Il nous faut sur ce sujet une position très claire de l’Europe, qui tienne
compte à la fois de l’évolution des armements contemporains, notamment russes,
qui pourraient impacter notre sol, et des intérêts des Européens – de tous les
Européens, y compris au Nord et au Centre de l’Europe. Car il faut bien le
dire, les traités même en vigueur encore il y a quelques années ne protégeaient
plus certains de nos partenaires.
Il convient enfin de repenser les priorités du désarmement. Trop longtemps, les
Européens ont pensé qu’il suffisait de donner l’exemple et qu’en se désarmant,
les autres Etats nous suivraient. Il n’en est rien ! Le désarmement ne peut
être en soi un objectif : il doit d’abord améliorer les conditions de la
sécurité internationale.
Sur ces questions, la France mobilisera les partenaires européens les plus
concernés, afin de poser les bases d’une stratégie internationale commune que
nous pourrons proposer dans toutes les enceintes où l’Europe est active.

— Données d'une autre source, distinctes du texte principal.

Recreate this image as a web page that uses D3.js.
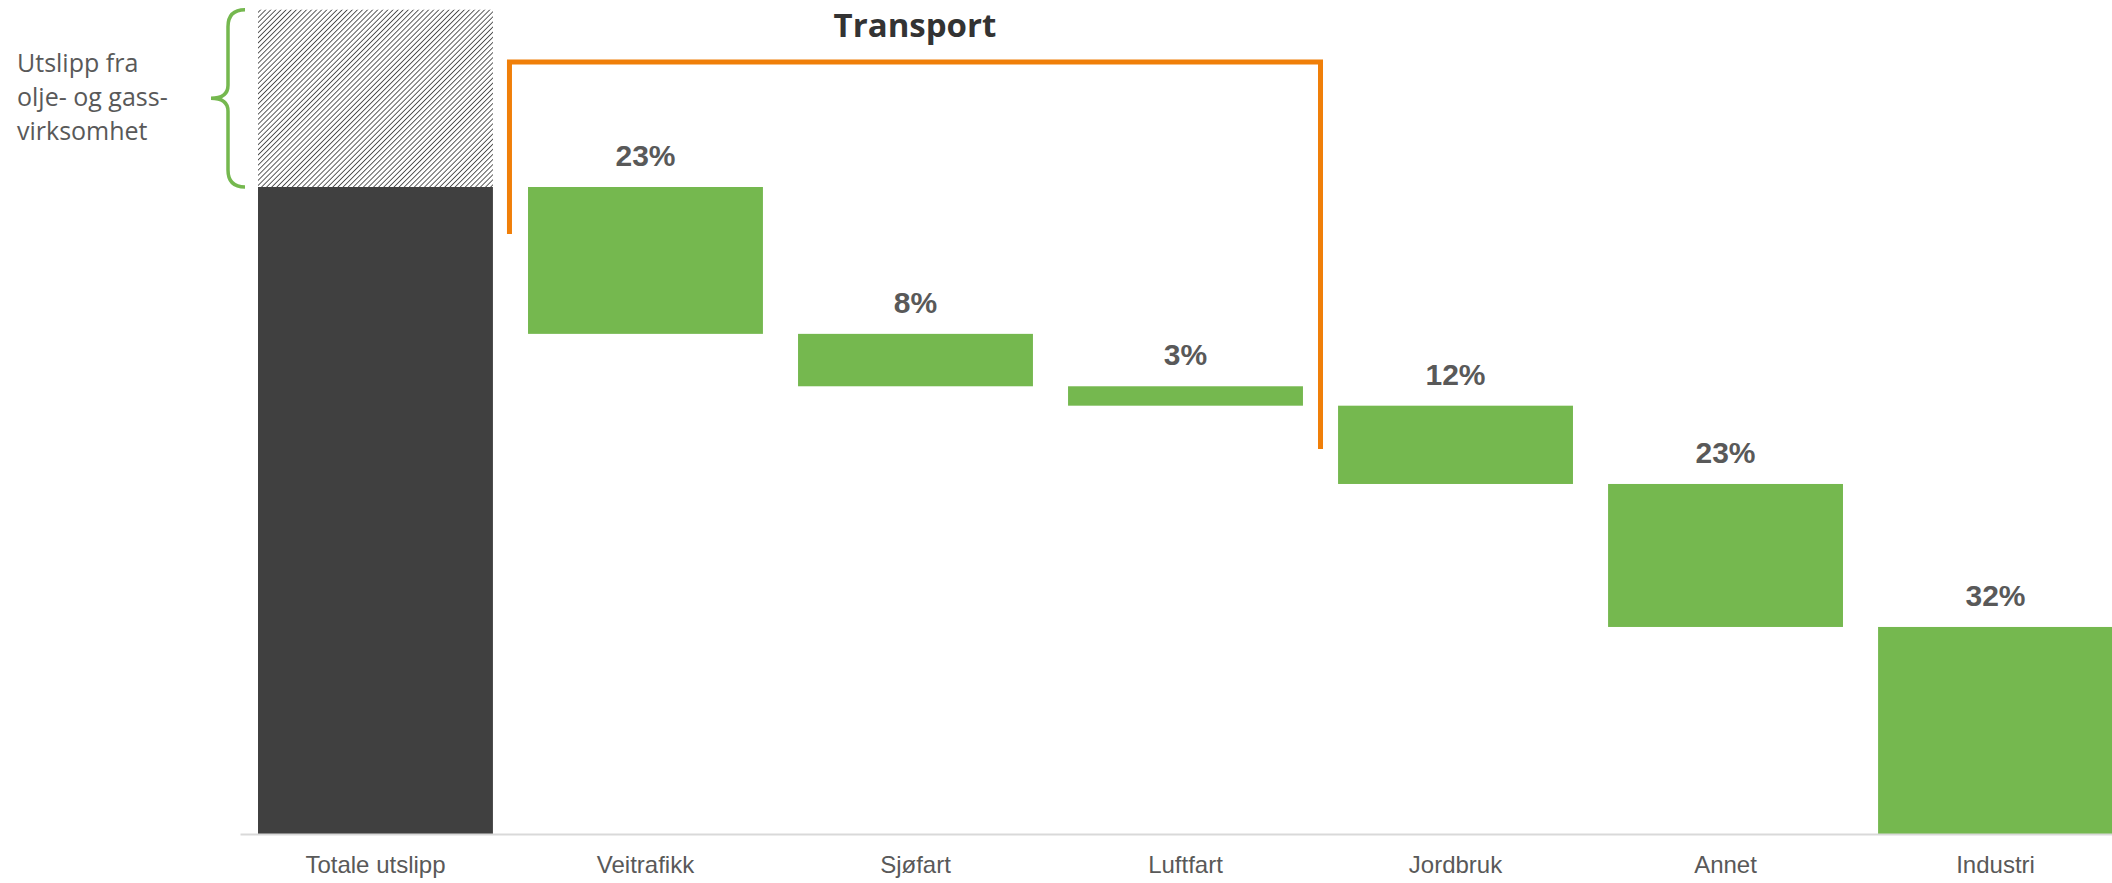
<!DOCTYPE html>
<html>
  <head>
    <meta charset="utf-8" />
    <title>Utslipp</title>
    <script src="https://d3js.org/d3.v7.min.js"></script>
    <style>
      body { margin: 0; background: #fff; }
    </style>
  </head>
  <body>
    <script>
      // data (share of national emissions excl. oil and gas, %)
      const categories = ['Totale utslipp', 'Veitrafikk', 'Sjøfart', 'Luftfart', 'Jordbruk', 'Annet', 'Industri'];
      const totalValue = 100;
      const oilGasValue = 27.4;
      const sectorValues = [22.7, 8.1, 3.0, 12.1, 22.1, 32.0];
      const sectorLabels = ['23%', '8%', '3%', '12%', '23%', '32%'];
      const transportGroup = ['Veitrafikk', 'Sjøfart', 'Luftfart'];
      const noteLines = ['Utslipp fra', 'olje- og gass-', 'virksomhet'];

      const W = 2112, H = 883;
      const green = '#75b84f', dark = '#404040', orange = '#f07f09', textGrey = '#595959';

      const svg = d3.select('body').append('svg').attr('width', W).attr('height', H);

      const defs = svg.append('defs');
      const pat = defs.append('pattern')
        .attr('id', 'hatch')
        .attr('patternUnits', 'userSpaceOnUse')
        .attr('width', 3.6)
        .attr('height', 3.6)
        .attr('patternTransform', 'rotate(45)');
      pat.append('rect').attr('width', 3.6).attr('height', 3.6).attr('fill', '#fff');
      pat.append('line').attr('x1', 0).attr('y1', 0).attr('x2', 0).attr('y2', 3.6)
        .attr('stroke', dark).attr('stroke-width', 1.7);

      const x = d3.scaleBand()
        .domain(categories)
        .range([240, 2131])
        .paddingInner(0.13)
        .paddingOuter(0.0667);

      const y = d3.scaleLinear().domain([0, totalValue]).range([834, 187]);

      // waterfall steps
      let running = totalValue;
      const steps = sectorValues.map((v, i) => {
        const top = running;
        running -= v;
        return { name: categories[i + 1], top: top, bottom: running, label: sectorLabels[i] };
      });

      // total bar + hatched oil/gas part
      svg.append('rect')
        .attr('x', x(categories[0]))
        .attr('y', y(totalValue + oilGasValue))
        .attr('width', x.bandwidth())
        .attr('height', y(totalValue) - y(totalValue + oilGasValue))
        .attr('fill', 'url(#hatch)');

      svg.append('rect')
        .attr('x', x(categories[0]))
        .attr('y', y(totalValue))
        .attr('width', x.bandwidth())
        .attr('height', y(0) - y(totalValue))
        .attr('fill', dark);

      svg.selectAll('.step')
        .data(steps)
        .enter()
        .append('rect')
        .attr('class', 'step')
        .attr('x', (d) => x(d.name))
        .attr('y', (d) => y(d.top))
        .attr('width', x.bandwidth())
        .attr('height', (d) => y(d.bottom) - y(d.top))
        .attr('fill', green);

      svg.selectAll('.val')
        .data(steps)
        .enter()
        .append('text')
        .attr('class', 'val')
        .attr('x', (d) => x(d.name) + x.bandwidth() / 2)
        .attr('y', (d) => y(d.top) - 21)
        .attr('text-anchor', 'middle')
        .style('font-family', '"Liberation Sans", Arial, sans-serif')
        .style('font-weight', 'bold')
        .style('font-size', '30px')
        .style('fill', textGrey)
        .text((d) => d.label);

      // x axis
      const axis = svg.append('g')
        .attr('transform', 'translate(0,' + y(0) + ')')
        .call(d3.axisBottom(x).tickSize(0).tickPadding(22));
      axis.select('.domain').attr('stroke', '#d9d9d9').attr('stroke-width', 2);
      axis.selectAll('text')
        .style('font-family', '"Liberation Sans", Arial, sans-serif')
        .style('font-size', '24px')
        .style('fill', textGrey);

      // transport bracket
      const gap = (x.step() - x.bandwidth()) / 2;
      const bx0 = x(transportGroup[0]) - gap - 1;
      const bx1 = x(transportGroup[transportGroup.length - 1]) + x.bandwidth() + gap;
      const byTop = 62;
      svg.append('path')
        .attr('d', 'M' + bx0 + ',' + 234 + 'V' + byTop + 'H' + bx1 + 'V' + 449)
        .attr('fill', 'none')
        .attr('stroke', orange)
        .attr('stroke-width', 5);

      svg.append('text')
        .attr('x', (bx0 + bx1) / 2)
        .attr('y', 37)
        .attr('text-anchor', 'middle')
        .style('font-family', '"Open Sans", sans-serif')
        .style('font-weight', 'bold')
        .style('font-size', '33px')
        .style('fill', '#333')
        .text('Transport');

      // curly brace for the oil and gas part
      const t = y(totalValue + oilGasValue), b = y(totalValue), m = (t + b) / 2;
      const bxR = 245, bxC = 228, bxL = 211;
      svg.append('path')
        .attr('d',
          'M' + bxR + ',' + t + 'Q' + bxC + ',' + t + ' ' + bxC + ',' + (t + 17) +
          'V' + (m - 13) + 'Q' + bxC + ',' + m + ' ' + bxL + ',' + m +
          'Q' + bxC + ',' + m + ' ' + bxC + ',' + (m + 13) +
          'V' + (b - 17) + 'Q' + bxC + ',' + b + ' ' + bxR + ',' + b)
        .attr('fill', 'none')
        .attr('stroke', green)
        .attr('stroke-width', 3.5);

      svg.append('g')
        .selectAll('text')
        .data(noteLines)
        .enter()
        .append('text')
        .attr('x', 17)
        .attr('y', (d, i) => 72 + i * 34)
        .style('font-family', '"Open Sans", sans-serif')
        .style('font-size', '25px')
        .style('fill', textGrey)
        .text((d) => d);
    </script>
  </body>
</html>
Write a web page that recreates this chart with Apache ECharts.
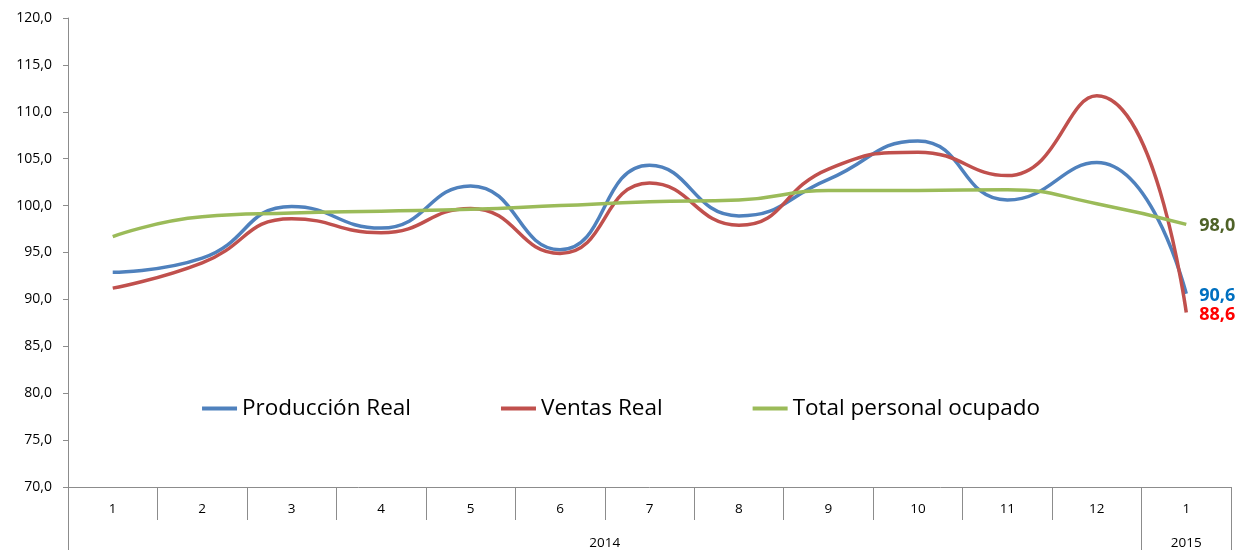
<!DOCTYPE html>
<html>
<head>
<meta charset="utf-8">
<script src="https://cdn.jsdelivr.net/npm/echarts@6/dist/echarts.min.js"></script>
<style>html,body{margin:0;padding:0;background:#fff}#c{width:1242px;height:550px}</style>
</head>
<body>
<div id="c"></div>
<script>
const categories = ['1','2','3','4','5','6','7','8','9','10','11','12','1'];
const yearLabels = ['2014','2015'];
const produccion = [92.9, 94.4, 99.9, 97.6, 102.1, 95.3, 104.3, 98.9, 102.8, 106.9, 100.6, 104.6, 90.6];
const ventas = [91.2, 93.9, 98.6, 97.1, 99.7, 94.9, 102.4, 97.9, 103.9, 105.7, 103.2, 111.7, 88.6];
const personal = [96.7, 98.8, 99.2, 99.4, 99.6, 100.0, 100.4, 100.6, 101.6, 101.6, 101.7, 100.2, 98.0];

const FONT = '"Open Sans", "Liberation Sans", sans-serif';
const fmt = v => v.toFixed(1).replace('.', ',');

function endLabel(color, offset) {
  return {show: true, distance: 13, offset: offset,
    formatter: p => fmt(Array.isArray(p.value) ? p.value[1] : p.value),
    color: color, fontWeight: 'bold', fontSize: 18, fontFamily: FONT};
}

const chart = echarts.init(document.getElementById('c'), null, {renderer: 'canvas'});
chart.setOption({
  animation: false,
  grid: {left: 68, right: 11, top: 18, bottom: 63, containLabel: false},
  legend: {
    top: 392, left: 'center',
    itemWidth: 35, itemHeight: 4, itemGap: 90, icon: 'rect',
    textStyle: {fontSize: 22.5, fontFamily: FONT, color: '#000'},
    data: ['Producción Real', 'Ventas Real', 'Total personal ocupado']
  },
  xAxis: [{
    type: 'category', data: categories, boundaryGap: true,
    axisLine: {lineStyle: {color: '#8c8c8c', width: 1}},
    axisTick: {show: true, interval: 0, length: 33, lineStyle: {color: '#8c8c8c'}},
    axisLabel: {interval: 0, margin: 15, fontSize: 13.5, fontFamily: FONT, color: '#000'}
  }, {
    type: 'value', min: 0, max: 13, position: 'bottom', offset: 33,
    axisLine: {show: false},
    splitLine: {show: false},
    axisTick: {show: true, length: 30, customValues: [0, 12, 13], lineStyle: {color: '#8c8c8c'}},
    axisLabel: {margin: 16, fontSize: 13.5, fontFamily: FONT, color: '#000',
      customValues: [6, 12.5],
      formatter: v => (v < 12 ? yearLabels[0] : yearLabels[1])}
  }],
  yAxis: {
    type: 'value', min: 70, max: 120, interval: 5,
    axisLine: {show: true, lineStyle: {color: '#8c8c8c'}},
    axisTick: {show: true, length: 5, lineStyle: {color: '#8c8c8c'}},
    splitLine: {show: false},
    axisLabel: {margin: 16, fontSize: 14, fontFamily: FONT, color: '#000', formatter: v => fmt(v)}
  },
  series: [{
    name: 'Producción Real', type: 'line', smooth: 0.5, symbol: 'none', xAxisIndex: 0,
    data: produccion, endLabel: endLabel('#0070C0', [0, 2]),
    lineStyle: {color: '#4F81BD', width: 3.5}, itemStyle: {color: '#4F81BD'}
  }, {
    name: 'Ventas Real', type: 'line', smooth: 0.5, symbol: 'none', xAxisIndex: 0,
    data: ventas, endLabel: endLabel('#FF0000', [0, 2]),
    lineStyle: {color: '#C0504D', width: 3.5}, itemStyle: {color: '#C0504D'}
  }, {
    name: 'Total personal ocupado', type: 'line', smooth: 0.5, symbol: 'none', xAxisIndex: 0,
    data: personal, endLabel: endLabel('#4F6228', [0, 2]),
    lineStyle: {color: '#9BBB59', width: 3.5}, itemStyle: {color: '#9BBB59'}
  }]
});
</script>
</body>
</html>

Et la France, puissance nucléaire reconnue par le Traité de Non- Prolifération,
membre permanent du Conseil de Sécurité des Nations unies, prendra ses
responsabilités, en particulier en matière de désarmement nucléaire, comme elle
l’a toujours fait.
Dans la recherche de la paix, la France est attachée à la logique d’un
désarmement qui serve la sécurité et la stabilité mondiale. Et elle a, à cet
égard, un bilan unique au monde, conforme à ses responsabilités comme à ses
intérêts, ayant démantelé de façon irréversible sa composante nucléaire
terrestre, ses installations d’essais nucléaires, ses installations de
production de matières fissiles pour les armes, et réduit la taille de son
arsenal, aujourd’hui inférieure à 300 armes nucléaires. Toutes ces décisions
sont cohérentes avec notre refus de toute course aux armements et le maintien
du format de notre dissuasion nucléaire à un niveau de stricte suffisance.
Ce bilan exemplaire donne à la France la légitimité pour réclamer aux autres
puissances nucléaires des gestes concrets en direction d’un désarmement global,
progressif, crédible et vérifiable.
En matière de désarmement nucléaire, j’appelle ainsi tous les Etats à nous
rejoindre autour d’un agenda simple, en application de l’article VI du TNP,
autour de quatre points que nous connaissons :
(i) Le respect strict de la norme centrale que constitue le
traité de non-prolifération nucléaire et la préservation de sa primauté à
l’occasion de son 50ème anniversaire en 2020. Le TNP est le traité le plus
universel au monde. Il est le seul traité à permettre de prévenir la guerre
nucléaire tout en apportant à chacun les bénéfices des usages pacifiques de
l’énergie nucléaire.
(ii) L’enclenchement à la Conférence du Désarmement de la
négociation d’un traité d’interdiction de la production de matières fissiles
pour les armes, ainsi que la préservation et l’universalisation du traité
d’interdiction complète des essais nucléaires. Nous y sommes engagés.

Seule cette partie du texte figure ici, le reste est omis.